On the other hand, the market for bike components and accessories—ranging from handlebars to clothing to car-top carriers—is less stringent, with some stores charging half as much as their competition for a particular item. You’ll find even lower prices for accessories online.

We don’t recommend buying bikes online. Take advantage of a local store’s expertise with fitting and adjustments. Note that even if you do buy online, because the major manufacturers don’t allow online-only stores to sell bikes you’ll just end up getting redirected to a local store for the purchase and assembly. (For example, if you select and buy a bike on Trek’s website, your sale is finalized by one of its local dealers.) You may as well place your order through a local shop of your choice.

Finding a Spin Doctor

Unfortunately, even the perfect bike is likely to require occasional repairs and tune-ups. The customer survey ratings on our Ratings Tables for repairwork can help you find a good shop.

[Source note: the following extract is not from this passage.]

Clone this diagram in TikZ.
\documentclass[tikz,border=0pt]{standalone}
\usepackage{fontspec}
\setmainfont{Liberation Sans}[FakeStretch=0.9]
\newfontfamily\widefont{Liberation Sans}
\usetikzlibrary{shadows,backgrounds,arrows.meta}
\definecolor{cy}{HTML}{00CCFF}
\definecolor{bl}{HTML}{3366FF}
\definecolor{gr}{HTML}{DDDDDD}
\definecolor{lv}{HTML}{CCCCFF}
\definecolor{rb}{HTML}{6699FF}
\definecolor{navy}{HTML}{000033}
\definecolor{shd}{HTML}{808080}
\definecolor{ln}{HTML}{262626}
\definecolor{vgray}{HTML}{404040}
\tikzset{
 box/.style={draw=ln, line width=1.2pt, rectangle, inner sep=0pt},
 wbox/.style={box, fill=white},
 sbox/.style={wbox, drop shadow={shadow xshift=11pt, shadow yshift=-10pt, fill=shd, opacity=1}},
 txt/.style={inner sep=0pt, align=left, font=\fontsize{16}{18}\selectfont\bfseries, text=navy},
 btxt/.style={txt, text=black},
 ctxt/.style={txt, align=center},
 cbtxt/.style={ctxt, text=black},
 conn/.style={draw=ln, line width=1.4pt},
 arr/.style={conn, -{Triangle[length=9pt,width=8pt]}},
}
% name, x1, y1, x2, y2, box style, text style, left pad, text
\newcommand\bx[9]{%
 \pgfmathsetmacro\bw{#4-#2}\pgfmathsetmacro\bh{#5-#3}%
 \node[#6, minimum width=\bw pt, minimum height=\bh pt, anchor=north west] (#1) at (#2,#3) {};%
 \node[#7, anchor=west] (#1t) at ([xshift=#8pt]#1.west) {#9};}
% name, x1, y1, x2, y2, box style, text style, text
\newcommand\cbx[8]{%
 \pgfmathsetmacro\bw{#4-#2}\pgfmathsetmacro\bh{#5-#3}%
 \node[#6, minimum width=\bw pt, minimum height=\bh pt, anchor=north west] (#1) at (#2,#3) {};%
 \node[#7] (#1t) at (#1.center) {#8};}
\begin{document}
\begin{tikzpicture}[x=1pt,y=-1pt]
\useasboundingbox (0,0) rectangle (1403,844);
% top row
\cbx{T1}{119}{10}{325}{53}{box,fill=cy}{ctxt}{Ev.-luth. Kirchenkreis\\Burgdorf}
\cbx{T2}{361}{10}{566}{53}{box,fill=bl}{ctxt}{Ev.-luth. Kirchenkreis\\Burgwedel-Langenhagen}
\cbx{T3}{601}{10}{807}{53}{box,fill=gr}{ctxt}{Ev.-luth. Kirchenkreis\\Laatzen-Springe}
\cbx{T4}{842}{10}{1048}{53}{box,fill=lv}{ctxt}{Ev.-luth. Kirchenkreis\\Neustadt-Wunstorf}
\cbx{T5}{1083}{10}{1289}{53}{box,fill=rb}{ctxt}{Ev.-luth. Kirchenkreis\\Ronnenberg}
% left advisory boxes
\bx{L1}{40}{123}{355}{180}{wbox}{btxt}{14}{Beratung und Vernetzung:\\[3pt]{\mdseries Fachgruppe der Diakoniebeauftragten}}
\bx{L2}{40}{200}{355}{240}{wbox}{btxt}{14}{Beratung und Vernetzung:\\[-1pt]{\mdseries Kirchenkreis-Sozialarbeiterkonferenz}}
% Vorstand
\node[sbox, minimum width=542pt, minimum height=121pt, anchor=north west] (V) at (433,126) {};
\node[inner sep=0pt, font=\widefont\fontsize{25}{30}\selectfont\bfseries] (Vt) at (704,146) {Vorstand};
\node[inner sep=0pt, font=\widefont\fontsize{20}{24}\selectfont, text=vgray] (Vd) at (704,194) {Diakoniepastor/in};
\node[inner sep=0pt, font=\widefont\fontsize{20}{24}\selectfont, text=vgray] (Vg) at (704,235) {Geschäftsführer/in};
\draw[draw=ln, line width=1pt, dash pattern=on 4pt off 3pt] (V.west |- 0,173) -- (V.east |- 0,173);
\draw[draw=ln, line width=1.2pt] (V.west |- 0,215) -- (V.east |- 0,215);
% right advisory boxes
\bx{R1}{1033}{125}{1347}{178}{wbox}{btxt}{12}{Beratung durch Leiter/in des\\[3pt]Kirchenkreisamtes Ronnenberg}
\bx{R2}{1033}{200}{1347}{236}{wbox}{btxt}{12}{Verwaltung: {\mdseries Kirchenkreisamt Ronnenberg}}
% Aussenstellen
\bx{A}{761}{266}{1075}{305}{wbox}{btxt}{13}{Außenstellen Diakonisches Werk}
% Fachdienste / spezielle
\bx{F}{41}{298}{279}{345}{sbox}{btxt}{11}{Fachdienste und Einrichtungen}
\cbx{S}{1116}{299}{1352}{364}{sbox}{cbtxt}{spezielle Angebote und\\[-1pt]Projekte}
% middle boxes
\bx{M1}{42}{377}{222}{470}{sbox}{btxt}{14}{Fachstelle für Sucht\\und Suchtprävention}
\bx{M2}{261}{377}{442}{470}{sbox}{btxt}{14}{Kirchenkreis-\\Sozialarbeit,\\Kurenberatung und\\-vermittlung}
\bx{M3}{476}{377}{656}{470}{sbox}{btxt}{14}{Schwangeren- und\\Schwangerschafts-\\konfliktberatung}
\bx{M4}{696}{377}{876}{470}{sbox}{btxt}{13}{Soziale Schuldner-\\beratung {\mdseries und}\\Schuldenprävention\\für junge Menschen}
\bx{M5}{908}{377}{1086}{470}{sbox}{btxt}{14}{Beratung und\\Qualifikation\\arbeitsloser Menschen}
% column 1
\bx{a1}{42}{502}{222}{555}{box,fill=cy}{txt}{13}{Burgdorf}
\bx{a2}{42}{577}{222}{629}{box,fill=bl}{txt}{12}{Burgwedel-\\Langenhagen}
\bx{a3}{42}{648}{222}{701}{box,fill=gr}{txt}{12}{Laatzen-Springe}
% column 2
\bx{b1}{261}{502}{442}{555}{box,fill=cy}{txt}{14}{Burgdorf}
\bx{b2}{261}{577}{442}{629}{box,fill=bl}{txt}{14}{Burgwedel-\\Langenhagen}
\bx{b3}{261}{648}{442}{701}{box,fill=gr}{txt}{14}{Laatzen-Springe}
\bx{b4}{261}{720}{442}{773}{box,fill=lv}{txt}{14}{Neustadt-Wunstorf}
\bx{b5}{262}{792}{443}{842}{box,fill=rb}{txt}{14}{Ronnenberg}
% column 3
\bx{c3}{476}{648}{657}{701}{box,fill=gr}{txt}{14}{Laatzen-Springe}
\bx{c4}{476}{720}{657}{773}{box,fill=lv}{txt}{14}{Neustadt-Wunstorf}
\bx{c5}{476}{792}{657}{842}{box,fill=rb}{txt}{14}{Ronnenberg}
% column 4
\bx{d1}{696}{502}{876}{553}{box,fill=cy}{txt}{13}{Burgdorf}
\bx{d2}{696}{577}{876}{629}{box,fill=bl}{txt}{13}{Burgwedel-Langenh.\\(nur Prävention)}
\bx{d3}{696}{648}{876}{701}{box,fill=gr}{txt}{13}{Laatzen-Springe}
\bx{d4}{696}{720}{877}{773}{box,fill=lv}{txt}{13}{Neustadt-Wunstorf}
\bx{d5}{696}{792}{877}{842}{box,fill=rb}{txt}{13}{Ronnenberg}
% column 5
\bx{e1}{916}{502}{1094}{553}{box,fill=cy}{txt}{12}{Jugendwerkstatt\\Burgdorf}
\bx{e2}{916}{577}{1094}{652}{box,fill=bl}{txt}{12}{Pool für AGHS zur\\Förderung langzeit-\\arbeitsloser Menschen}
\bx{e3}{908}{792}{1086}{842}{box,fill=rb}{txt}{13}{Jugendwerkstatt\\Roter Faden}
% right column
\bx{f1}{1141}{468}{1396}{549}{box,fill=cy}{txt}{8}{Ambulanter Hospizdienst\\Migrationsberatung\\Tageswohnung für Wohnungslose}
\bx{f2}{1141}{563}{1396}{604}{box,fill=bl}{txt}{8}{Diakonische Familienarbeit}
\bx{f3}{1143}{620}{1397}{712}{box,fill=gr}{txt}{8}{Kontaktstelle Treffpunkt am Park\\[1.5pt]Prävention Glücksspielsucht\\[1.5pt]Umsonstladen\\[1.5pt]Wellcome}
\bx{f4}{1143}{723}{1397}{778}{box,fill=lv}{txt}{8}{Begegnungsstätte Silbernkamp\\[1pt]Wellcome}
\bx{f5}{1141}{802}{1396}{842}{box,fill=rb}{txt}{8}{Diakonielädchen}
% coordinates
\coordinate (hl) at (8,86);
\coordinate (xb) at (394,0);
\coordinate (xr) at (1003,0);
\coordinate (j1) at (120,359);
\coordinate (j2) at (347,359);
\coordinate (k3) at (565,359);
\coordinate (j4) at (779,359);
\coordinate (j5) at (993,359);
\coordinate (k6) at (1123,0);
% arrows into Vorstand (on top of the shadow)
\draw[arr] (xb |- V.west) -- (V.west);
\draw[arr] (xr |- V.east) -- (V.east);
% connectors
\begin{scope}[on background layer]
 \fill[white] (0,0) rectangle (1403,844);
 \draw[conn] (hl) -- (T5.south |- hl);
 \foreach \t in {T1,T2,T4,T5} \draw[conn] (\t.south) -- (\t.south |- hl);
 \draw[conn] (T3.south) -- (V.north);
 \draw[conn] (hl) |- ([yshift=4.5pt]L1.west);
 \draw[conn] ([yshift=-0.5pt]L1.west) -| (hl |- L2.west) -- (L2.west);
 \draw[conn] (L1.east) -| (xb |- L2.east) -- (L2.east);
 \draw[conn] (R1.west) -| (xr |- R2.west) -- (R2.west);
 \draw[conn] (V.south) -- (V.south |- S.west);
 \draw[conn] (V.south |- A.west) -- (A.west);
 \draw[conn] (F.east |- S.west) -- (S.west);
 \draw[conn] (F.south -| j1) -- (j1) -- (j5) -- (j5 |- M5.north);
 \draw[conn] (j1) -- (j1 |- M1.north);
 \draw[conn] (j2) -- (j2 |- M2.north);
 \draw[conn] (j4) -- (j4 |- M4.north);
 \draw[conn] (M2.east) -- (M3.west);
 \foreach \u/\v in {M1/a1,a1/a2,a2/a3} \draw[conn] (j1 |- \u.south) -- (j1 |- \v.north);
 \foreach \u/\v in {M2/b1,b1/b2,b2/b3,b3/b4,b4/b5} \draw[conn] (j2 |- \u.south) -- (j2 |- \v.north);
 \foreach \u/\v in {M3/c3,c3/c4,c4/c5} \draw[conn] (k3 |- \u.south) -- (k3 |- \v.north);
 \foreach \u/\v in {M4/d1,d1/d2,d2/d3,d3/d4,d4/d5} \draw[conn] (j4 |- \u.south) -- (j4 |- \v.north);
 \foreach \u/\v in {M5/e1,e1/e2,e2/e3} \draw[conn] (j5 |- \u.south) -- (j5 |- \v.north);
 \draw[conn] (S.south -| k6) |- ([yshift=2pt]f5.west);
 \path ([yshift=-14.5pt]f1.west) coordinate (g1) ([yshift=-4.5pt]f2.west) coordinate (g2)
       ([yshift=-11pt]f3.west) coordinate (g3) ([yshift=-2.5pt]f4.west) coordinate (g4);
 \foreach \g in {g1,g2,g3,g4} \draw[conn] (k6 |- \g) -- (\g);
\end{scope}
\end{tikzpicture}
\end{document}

To make sure you don’t get taken for a ride, ou Ratings Tables also provide repair service price comparison scores. These scores show how each shop’s prices for four jobs compared to the average prices of all surveyed shops. The scores are adjusted to a base of $100. Thus a shop with a price comparison score of $110 had prices 10 percent higher than the average of all shops’ prices for the same jobs.

As indicated on the table below, although you won’t find big shop-to-shop price differences for new-bike sales, you will find very large price differences should you need repairs.

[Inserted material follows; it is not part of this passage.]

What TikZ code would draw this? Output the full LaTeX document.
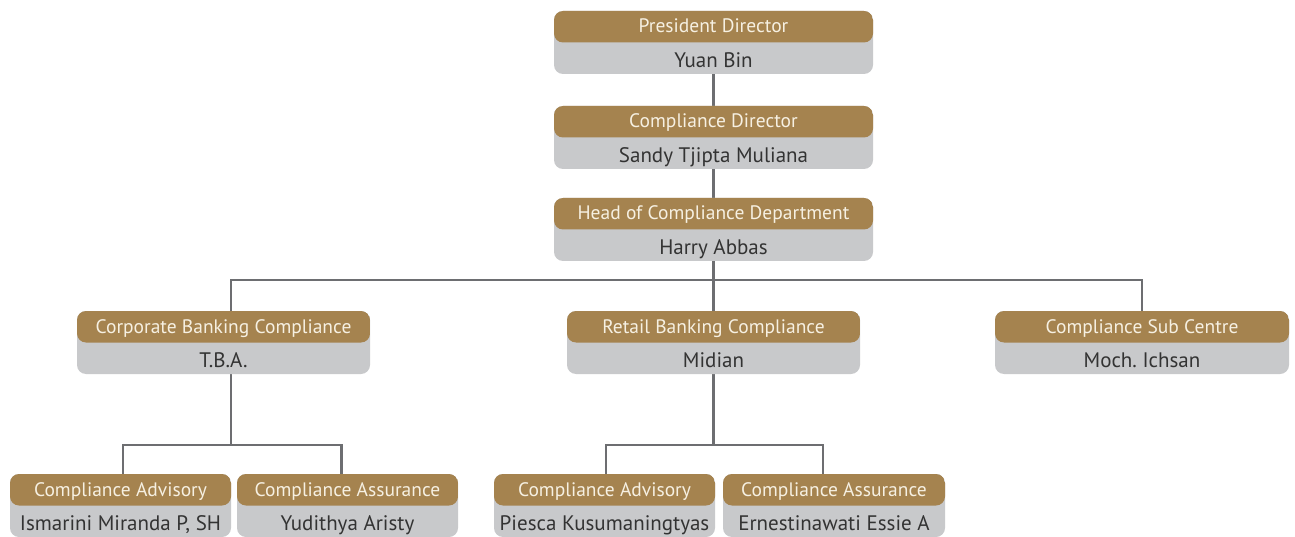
\documentclass[tikz,border=0pt]{standalone}
\usepackage{fontspec}
\usetikzlibrary{backgrounds}
\setmainfont{PT Sans}
\frenchspacing
\definecolor{hdr}{HTML}{A5834F}
\definecolor{bodyc}{HTML}{C8C9CB}
\definecolor{conn}{HTML}{6D6E71}
\definecolor{hdrtxt}{HTML}{F6F0E2}
\definecolor{nametxt}{HTML}{333333}
\tikzset{
  x=1pt, y=-1pt,
  orgbox/.style={rectangle, rounded corners=9pt, fill=bodyc, inner sep=0pt, minimum height=63pt,
    path picture={\fill[hdr] (path picture bounding box.north west) rectangle (path picture bounding box.east);}},
  hdrtext/.style={anchor=base, inner sep=0pt, text=hdrtxt, font=\fontsize{19.5}{19.5}\selectfont},
  nametext/.style={anchor=base, inner sep=0pt, text=nametxt, font=\fontsize{21}{21}\selectfont},
  link/.style={draw=conn, line width=2.4pt}
}
\newcommand\orgbox[6]{%
  \node[orgbox, minimum width={(#4-#2)*1pt}] (#1) at ({(#2+#4)/2},{#3+31.5}) {};
  \node[hdrtext] (#1-t) at ({(#2+#4)/2},{#3+22}) {#5};
  \node[nametext] (#1-n) at ({(#2+#4)/2},{#3+56.5}) {#6};
}
\begin{document}
\begin{tikzpicture}
\useasboundingbox (0,0) rectangle (1295,537);
\orgbox{pres}{554}{11}{873}{President Director}{Yuan Bin}
\orgbox{cd}{554}{106}{873}{Compliance Director}{Sandy Tjipta Muliana}
\orgbox{head}{554}{198}{873}{Head of Compliance Department}{Harry Abbas}
\orgbox{corp}{77}{311}{370}{Corporate Banking Compliance}{T.B.A.}
\orgbox{retail}{567}{311}{860}{Retail Banking Compliance}{Midian}
\orgbox{sub}{995}{311}{1289}{Compliance Sub Centre}{Moch. Ichsan}
\orgbox{adva}{10}{474}{231}{Compliance Advisory}{Ismarini Miranda P, SH}
\orgbox{assa}{237}{474}{458}{Compliance Assurance}{Yudithya Aristy}
\orgbox{advb}{494}{474}{715}{Compliance Advisory}{Piesca Kusumaningtyas}
\orgbox{assb}{723}{474}{945}{Compliance Assurance}{Ernestinawati Essie A}
\coordinate (bus1) at (713.5,280);
\coordinate (bus2) at (231,445);
\coordinate (bus3) at (713.5,445);
\begin{scope}[on background layer]
\draw[link] (pres.south) -- (cd.north);
\draw[link] (cd.south) -- (head.north);
\draw[link] (head.south) -- (bus1);
\draw[link] (bus1) -| ([xshift=7.5pt]corp.north);
\draw[link] (bus1) -- (retail.north);
\draw[link] (bus1) -| (sub.north);
\draw[link] ([xshift=7.5pt]corp.south) -- (bus2);
\draw[link] (bus2) -| ([xshift=2.5pt]adva.north);
\draw[link] (bus2) -| ([xshift=-6pt]assa.north);
\draw[link] (retail.south) -- (bus3);
\draw[link] (bus3) -| ([xshift=1.5pt]advb.north);
\draw[link] (bus3) -| ([xshift=-11pt]assb.north);
\end{scope}
\end{tikzpicture}
\end{document}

Our Undercover Shoppers Were Quoted Big Price Differences by Shops for the Same Work*
Description of job Low price Average High price
Complete overhaul/tune-up on a 2012 Trek Ion cyclocross bike $168 $245 $317
Basic/general tune-up on a 2009 Bianchi Veloce Mix Compact road bike $45 $68 $100
Replace the derailleurs on a 2011 Scott CR1 Elite road bike $118 $147 $185
Rebuild the cassette and chain on a 2013 Motobecane Le CHampion Ti Inferno road bike $125 $174 $215
* The descriptions of repairs are summaries; shops were given additional, detailed instructions. Although our researchers attempted to get quotes for exactly the same job from each shop, in some cases shops may have intended to do different work or use different parts.